WHAT YOU HAVE TO DO: Repeat the lines exactly from the line that contains "Write the React, TypeScript" through the line that contains "const L = 43, R = 904, T = 40, B = 697;"; leave images out and add nothing.

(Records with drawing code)
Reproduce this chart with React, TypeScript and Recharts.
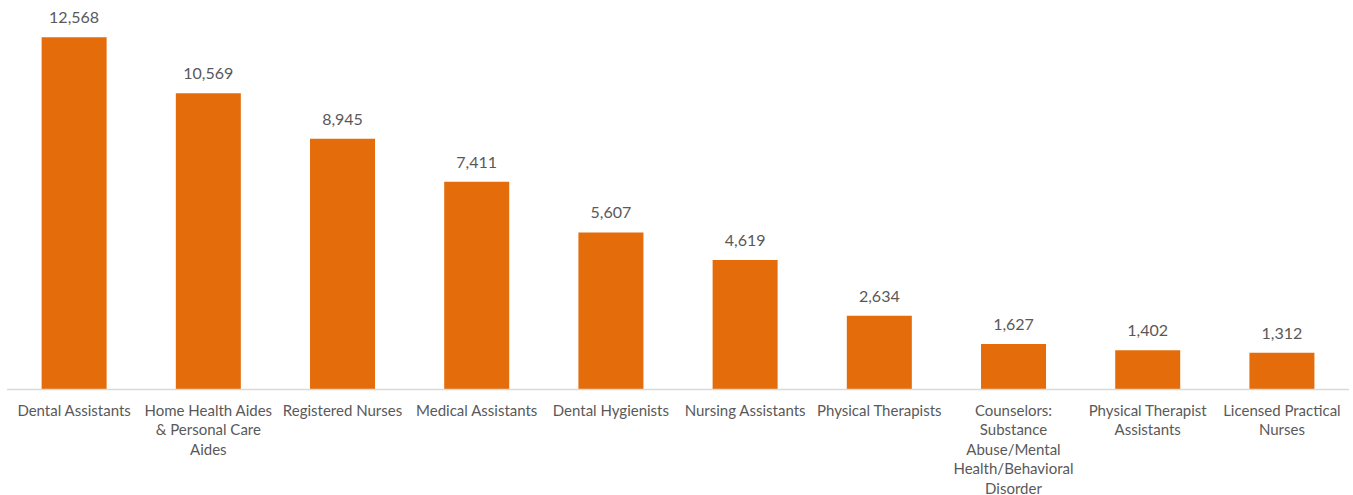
import { BarChart, Bar, XAxis, YAxis, LabelList } from 'recharts';

const categories = [
  'Dental Assistants',
  'Home Health Aides & Personal Care Aides',
  'Registered Nurses',
  'Medical Assistants',
  'Dental Hygienists',
  'Nursing Assistants',
  'Physical Therapists',
  'Counselors: Substance Abuse/Mental Health/Behavioral Disorder',
  'Physical Therapist Assistants',
  'Licensed Practical Nurses',
];

const values = [12568, 10569, 8945, 7411, 5607, 4619, 2634, 1627, 1402, 1312];

// how the category names break onto lines under the axis
const tickLines: Record<string, string[]> = {
  'Home Health Aides & Personal Care Aides': ['Home Health Aides', '& Personal Care', 'Aides'],
  'Counselors: Substance Abuse/Mental Health/Behavioral Disorder': [
    'Counselors:',
    'Substance',
    'Abuse/Mental',
    'Health/Behavioral',
    'Disorder',
  ],
  'Physical Therapist Assistants': ['Physical Therapist', 'Assistants'],
  'Licensed Practical Nurses': ['Licensed Practical', 'Nurses'],
};

const data = categories.map((name, i) => ({ name, value: values[i] }));

const FONT = 'Lato, "Open Sans", sans-serif';
const TEXT = '#595959';

function Tick(props: any) {
  const { x, y, payload } = props;
  const lines = tickLines[payload.value] || [payload.value];
  return (
    <text x={x} y={y} textAnchor="middle" fill={TEXT} fontSize={15} fontFamily={FONT}>
      {lines.map((l, i) => (
        <tspan key={i} x={x} dy={i === 0 ? 18 : 19.5}>
          {l}
        </tspan>
      ))}
    </text>
  );
}

export default function App() {
  return (
    <div style={{ position: 'absolute', left: 0, top: 0, background: '#fff' }}>
      <BarChart
        width={1353}
        height={495}
        data={data}
        margin={{ top: 0, right: 4, bottom: 0, left: 7 }}
        barCategoryGap="25.8%"
      >
        <XAxis
          dataKey="name"
          height={105.5}
          interval={0}
          tickLine={false}
          axisLine={{ stroke: '#d9d9d9', strokeWidth: 1.5 }}
          tick={<Tick />}
        />
        <YAxis hide domain={[0, 13900]} />
        <Bar dataKey="value" fill="#e46c0a" isAnimationActive={false}>
          <LabelList
            dataKey="value"
            position="top"
            offset={14}
            fill={TEXT}
            fontSize={16}
            fontFamily={FONT}
            formatter={(v: any) => Number(v).toLocaleString('en-US')}
          />
        </Bar>
      </BarChart>
    </div>
  );
}
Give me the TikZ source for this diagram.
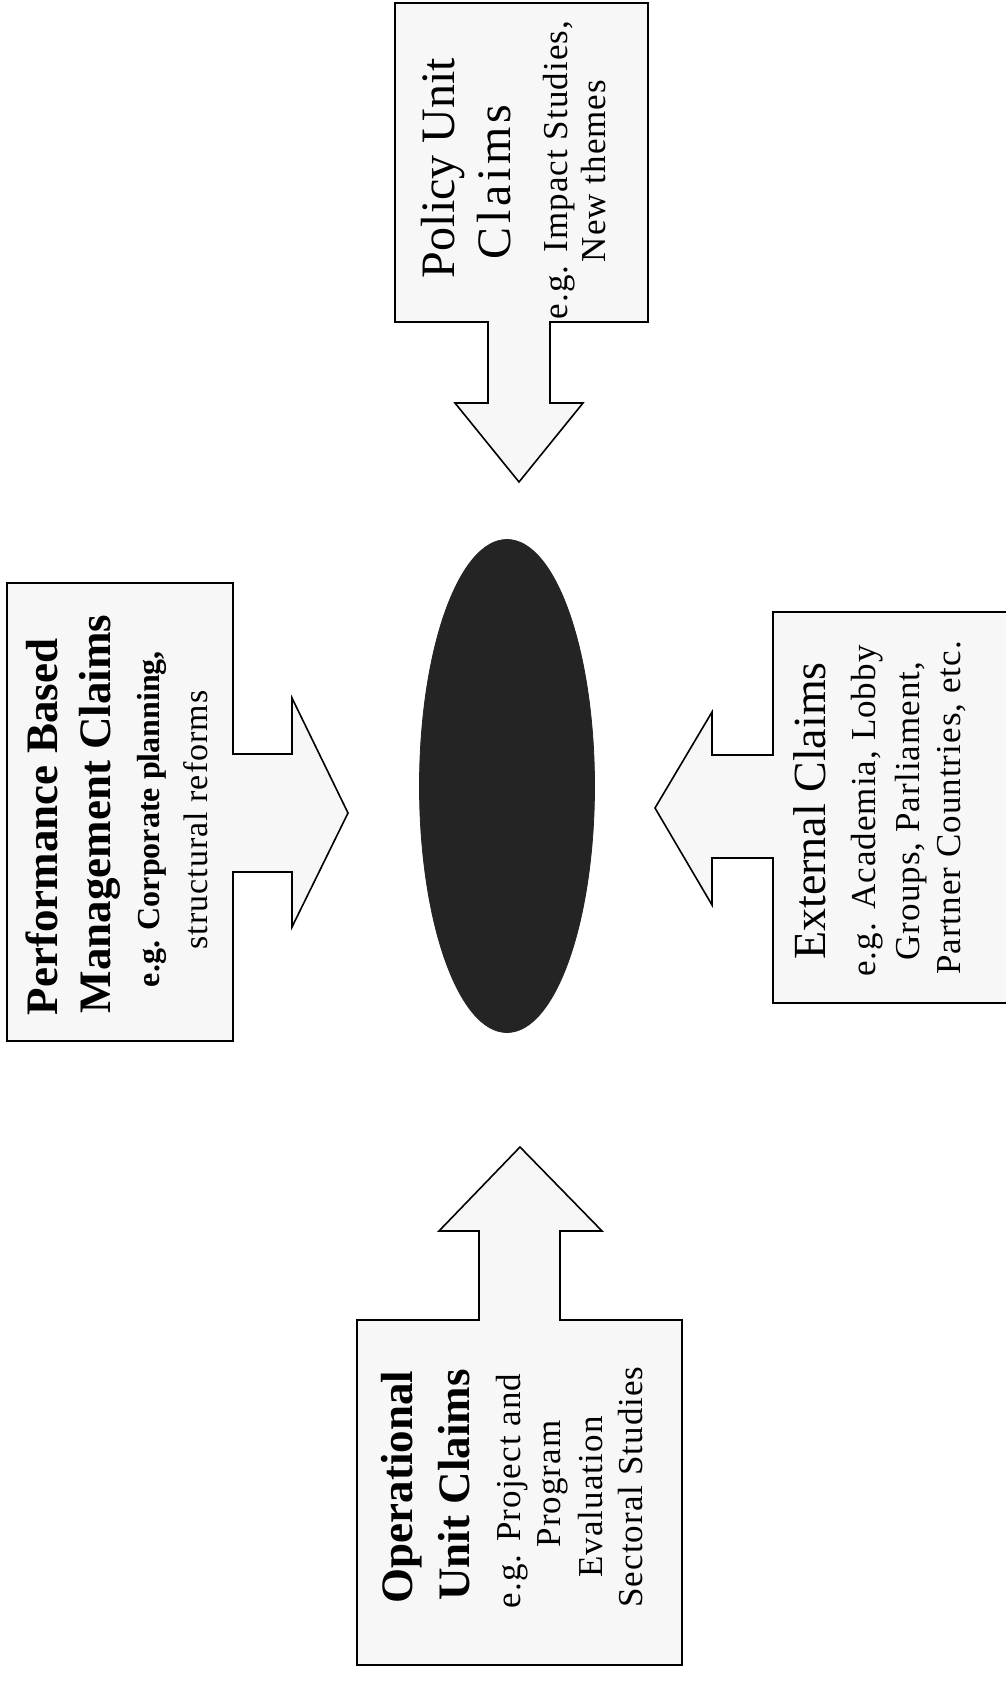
\documentclass[tikz,border=0pt]{standalone}
\usepackage{fontspec}
\setmainfont{Liberation Serif}
\usetikzlibrary{shapes.geometric}
\begin{document}
\begin{tikzpicture}[x=1pt,y=-1pt,
  blk/.style={draw=black,line width=1.6pt,fill=black!3,line join=miter},
  lbl/.style={rotate=90,anchor=center,inner sep=0pt,text height=0.7em,text depth=0.2em},
  ttlR/.style={lbl,font=\fontsize{48}{50}\selectfont},
  ttlB/.style={lbl,font=\fontsize{45}{47}\selectfont\bfseries},
  subR/.style={lbl,font=\fontsize{35}{37}\selectfont\addfontfeature{LetterSpace=3}},
  subB/.style={lbl,font=\fontsize{32}{34}\selectfont\bfseries}]
\useasboundingbox (0,0) rectangle (1006,1683);
\fill[white] (0,0) rectangle (1006,1683);
\clip (0,0) rectangle (1006,1683);

% Policy Unit box with downward arrow
\path[blk] (395,3) -- (648,3) -- (648,322) -- (550,322) -- (550,403) -- (583,403)
  -- (519,482) -- (455,403) -- (488,403) -- (488,322) -- (395,322) -- cycle;
% Performance box with rightward arrow
\path[blk] (7,583) -- (233,583) -- (233,754) -- (292,754) -- (292,698) -- (348,813)
  -- (292,927) -- (292,872) -- (233,872) -- (233,1041) -- (7,1041) -- cycle;
% External box with leftward arrow
\path[blk] (1020,612) -- (773,612) -- (773,755) -- (712,755) -- (712,712) -- (655,808)
  -- (712,905) -- (712,858) -- (773,858) -- (773,1003) -- (1020,1003) -- cycle;
% Operational box with upward arrow
\path[blk] (357,1665) -- (357,1320) -- (479,1320) -- (479,1231) -- (439,1231)
  -- (520,1147) -- (602,1231) -- (560,1231) -- (560,1320) -- (682,1320) -- (682,1665) -- cycle;

% central ellipse
\node[ellipse,fill=black!86,draw=black!86,line width=0.8pt,minimum width=175pt,minimum height=493pt,inner sep=0pt] (core) at (507,786) {};

% Policy texts
\node[ttlR] (pol1) at (452,168) {Policy Unit};
\node[ttlR,font=\fontsize{48}{50}\selectfont\addfontfeature{LetterSpace=8}] (pol2) at (508,182) {Claims};
\node[subR] (pol3) at (565,170) {e.g. Impact Studies,};
\node[subR] (pol4) at (603,171) {New themes};

% Performance texts
\node[ttlB] (per1) at (55,827) {Performance Based};
\node[ttlB] (per2) at (108,814) {Management Claims};
\node[subB] (per3) at (157,819) {e.g. Corporate planning,};
\node[subR,font=\fontsize{34}{36}\selectfont\addfontfeature{LetterSpace=3}] (per4) at (205,820) {structural reforms};

% External texts
\node[ttlR,font=\fontsize{46}{48}\selectfont] (ext1) at (823,811) {External Claims};
\node[subR] (ext2) at (873,811) {e.g. Academia, Lobby};
\node[subR] (ext3) at (917,811) {Groups, Parliament,};
\node[subR] (ext4) at (958,808) {Partner Countries, etc.};

% Operational texts
\node[ttlB] (op1) at (410,1487) {Operational};
\node[ttlB] (op2) at (467,1485) {Unit Claims};
\node[subR] (op3) at (518,1491) {e.g. Project and};
\node[subR] (op4) at (558,1484) {Program};
\node[subR] (op5) at (600,1497) {Evaluation};
\node[subR] (op6) at (640,1487) {Sectoral Studies};
\end{tikzpicture}
\end{document}
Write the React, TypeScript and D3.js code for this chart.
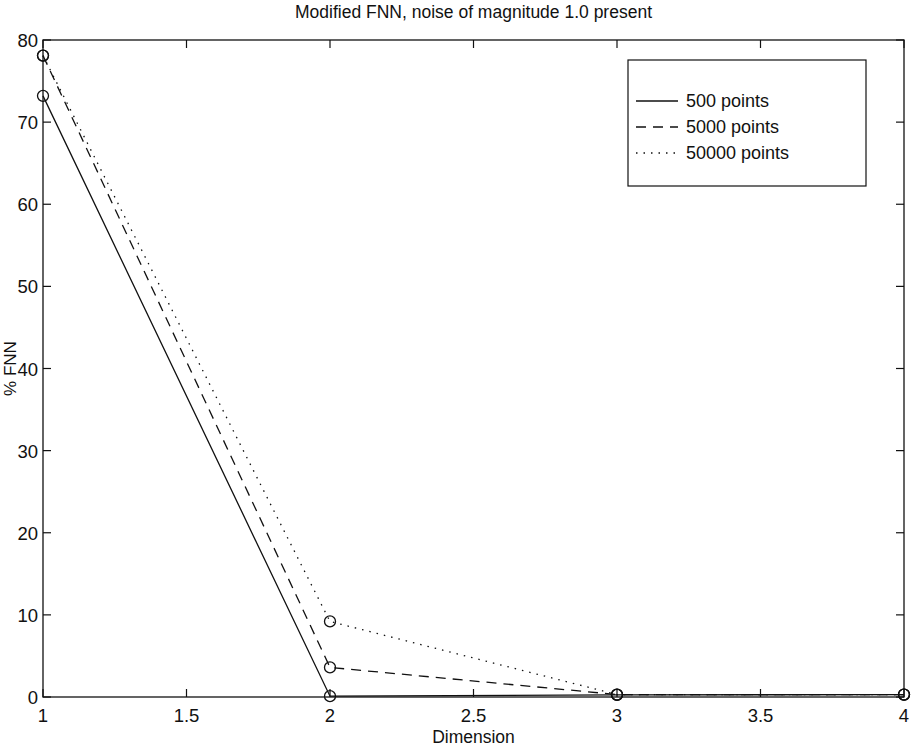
import React from "react";
import * as d3 from "d3";

const dimensions = [1, 2, 3, 4];
const fnn500 = [73.2, 0.1, 0.25, 0.3];
const fnn5000 = [78.1, 3.6, 0.3, 0.3];
const fnn50000 = [78.1, 9.2, 0.3, 0.3];
const seriesLabels = ["500 points", "5000 points", "50000 points"];
const xTicks = [1, 1.5, 2, 2.5, 3, 3.5, 4];
const yTicks = [0, 10, 20, 30, 40, 50, 60, 70, 80];

const W = 911, H = 751;
const L = 43, R = 904, T = 40, B = 697;

export default function App() {
  const x = d3.scaleLinear().domain([1, 4]).range([L, R]);
  const y = d3.scaleLinear().domain([0, 80]).range([B, T]);
  const line = d3.line<number>().x((_, i) => x(dimensions[i])).y((d) => y(d));
  const series = [
    { v: fnn500, dash: undefined as string | undefined },
    { v: fnn5000, dash: "10,7" },
    { v: fnn50000, dash: "1.5,6" },
  ];
  const font = "'Liberation Sans', Arial, Helvetica, sans-serif";
  const lg = { x: 628, y: 60, w: 238, h: 126 };
  return (
    <svg width={W} height={H} style={{ position: "absolute", left: 0, top: 0, background: "#fff" }} fontFamily={font}>
      <rect x={0} y={0} width={W} height={H} fill="#fff" />
      <text x={(L + R) / 2} y={18} textAnchor="middle" fontSize={17.5} fill="#111">
        Modified FNN, noise of magnitude 1.0 present
      </text>
      <rect x={L} y={T} width={R - L} height={B - T} fill="none" stroke="#111" strokeWidth={1.3} />
      {xTicks.map((t) => (
        <g key={"x" + t}>
          <line x1={x(t)} x2={x(t)} y1={B} y2={B - 8} stroke="#111" strokeWidth={1.2} />
          <line x1={x(t)} x2={x(t)} y1={T} y2={T + 8} stroke="#111" strokeWidth={1.2} />
          <text x={x(t)} y={B + 25} textAnchor="middle" fontSize={18.5} fill="#111">{t}</text>
        </g>
      ))}
      {yTicks.map((t) => (
        <g key={"y" + t}>
          <line x1={L} x2={L + 8} y1={y(t)} y2={y(t)} stroke="#111" strokeWidth={1.2} />
          <line x1={R} x2={R - 8} y1={y(t)} y2={y(t)} stroke="#111" strokeWidth={1.2} />
          <text x={L - 5} y={y(t) + 7} textAnchor="end" fontSize={18.5} fill="#111">{t}</text>
        </g>
      ))}
      <text x={(L + R) / 2} y={B + 46} textAnchor="middle" fontSize={17.5} fill="#111">Dimension</text>
      <text transform={`translate(16,${(T + B) / 2}) rotate(-90)`} textAnchor="middle" fontSize={17} fill="#111">% FNN</text>
      {series.map((s, i) => (
        <g key={i}>
          <path d={line(s.v) || ""} fill="none" stroke="#111" strokeWidth={1.3} strokeDasharray={s.dash} />
          {s.v.map((v, j) => (
            <circle key={j} cx={x(dimensions[j])} cy={y(v)} r={5.5} fill="none" stroke="#111" strokeWidth={1.3} />
          ))}
        </g>
      ))}
      <rect x={lg.x} y={lg.y} width={lg.w} height={lg.h} fill="#fff" stroke="#111" strokeWidth={1.2} />
      {seriesLabels.map((lab, i) => {
        const yy = lg.y + 41 + i * 26;
        return (
          <g key={lab}>
            <line x1={lg.x + 8} x2={lg.x + 50} y1={yy} y2={yy} stroke="#111" strokeWidth={1.3} strokeDasharray={series[i].dash} />
            <text x={lg.x + 58} y={yy + 6} fontSize={18} fill="#111">{lab}</text>
          </g>
        );
      })}
    </svg>
  );
}
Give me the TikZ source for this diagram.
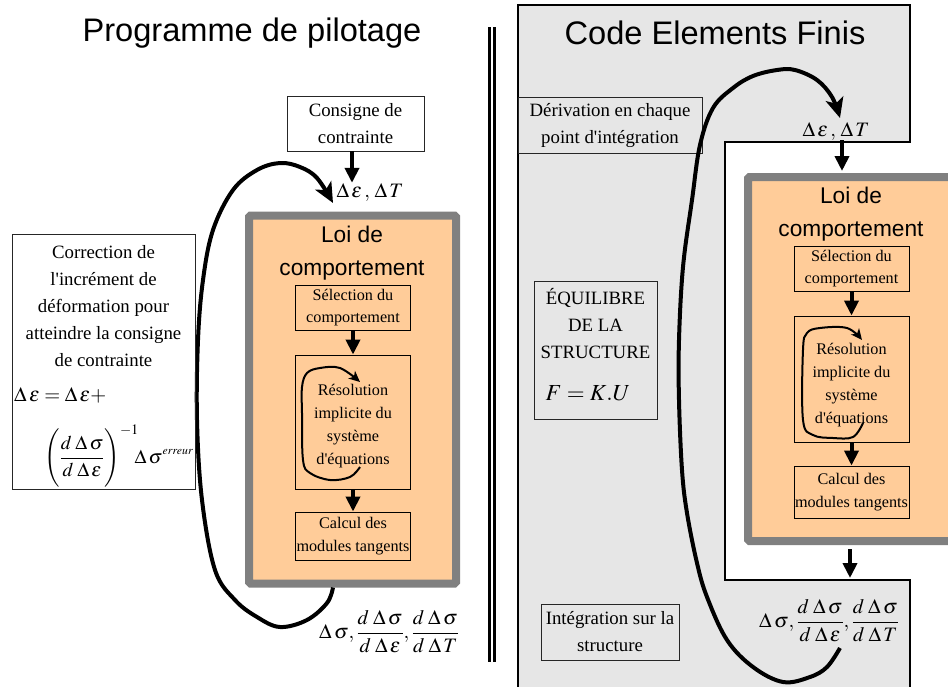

FINISHED ANSWER:
Write the React, TypeScript and D3.js code for this chart.
import React from "react";
import * as d3 from "d3";

const dimensions = [1, 2, 3, 4];
const fnn500 = [73.2, 0.1, 0.25, 0.3];
const fnn5000 = [78.1, 3.6, 0.3, 0.3];
const fnn50000 = [78.1, 9.2, 0.3, 0.3];
const seriesLabels = ["500 points", "5000 points", "50000 points"];
const xTicks = [1, 1.5, 2, 2.5, 3, 3.5, 4];
const yTicks = [0, 10, 20, 30, 40, 50, 60, 70, 80];

const W = 911, H = 751;
const L = 43, R = 904, T = 40, B = 697;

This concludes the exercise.